No…you can’t! I do understand that relationships are based upon compromise, and a constant ebb and flow between two parties…but we’re not starting anything off with a big ole take. Do some women really enjoy trying to change men? I’ve read articles and such that talked about how women feel they can “change” a guy to make him ideal, etc, etc, etc….is that real? Because I really had this conversation:
If you were in a relationship would you still do the naked bike ride if your gf asked you not to? Or would she even need to do that?
to which I replied
I would definitely be willing to discuss it with her. I would probably try to get her to do it with me, even if she was fully clothed. I love events like that…large groups coming together to simply enjoy life, sometimes in strange circumstances. I’m a big Critical Mass supporter, and I’ve rode in several of those, including their underwear ride. I’m a very reasonable person, and I understand in a relationship there has to be compromise, but that compromise has to come from both ends of the equation. I’m assuming that if you were involved with a guy, you would not want him to do the naked ride?
to which she replied
I would not want him to do the naked ride and I wouldn’t even think out of respect that he’d ask. Sounds like we’d be a bad match.
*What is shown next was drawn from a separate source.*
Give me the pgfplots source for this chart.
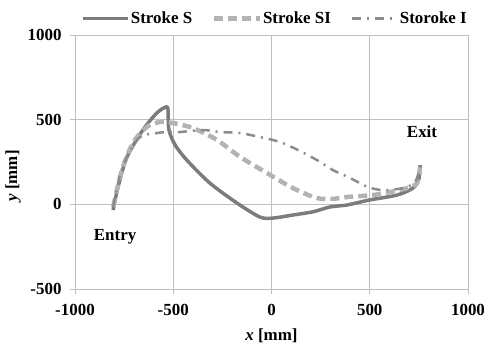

and the conversation concluded with
I would have to agree. I wish you luck in your search madam. Be well.
Did we really have to have that conversation for you to come to the realization that we would be a bad match? Really??? I knew we were a bad match when you asked the original question.
Hmm…and so it goes. In other news, I had a tea date yesterday. It was very impromptu. Got a text, “Are you available to meet up?”, etc, etc, etc. We decided to meet downtown since she had an appointment later that evening in the area. One of us was late…and that person was not me! LOL. That kind of thing doesn’t bother me though. So we met up for Argo Tea, since there happened to be one right where we agreed to meet.
She shall be known as Friday Girl. African American, very interesting young lady with a distinct interest in social justice and community organizing. She picked my favorite drink (Green Tea Ginger Twist), so at least we had that similarity going in.
We had really good conversation…but it all felt really business like. Sure, it’s been a few years since I was “on the prowl” and out in the dating arena…I just don’t ever remember it all feeling so formal and business-like. We did laugh a lot, and there wasn’t any awkward silences or anything of that matter. We talked for a little over an hour, and she actually stayed longer than I had originally anticipated. I walked her to the train station, and we parted with a hug and pleasantries. I did not text her today, but I plan to do so tomorrow. I’m not a fan of the 3 day rule, or the 2 day rule, or any other rules governing dating etiquette. I just try not to come off like a creeperton…and let’s admit it, I’m a total creeperton…and just go with what feels right.
So yeah, internet dating in general just strikes me as odd. I’m not sure if it always did, but it does now. We’ll see if there is a date #2.
And finally, as for Sunday Girl #3….she’s fallen off of the edge of the Earth. Go figure!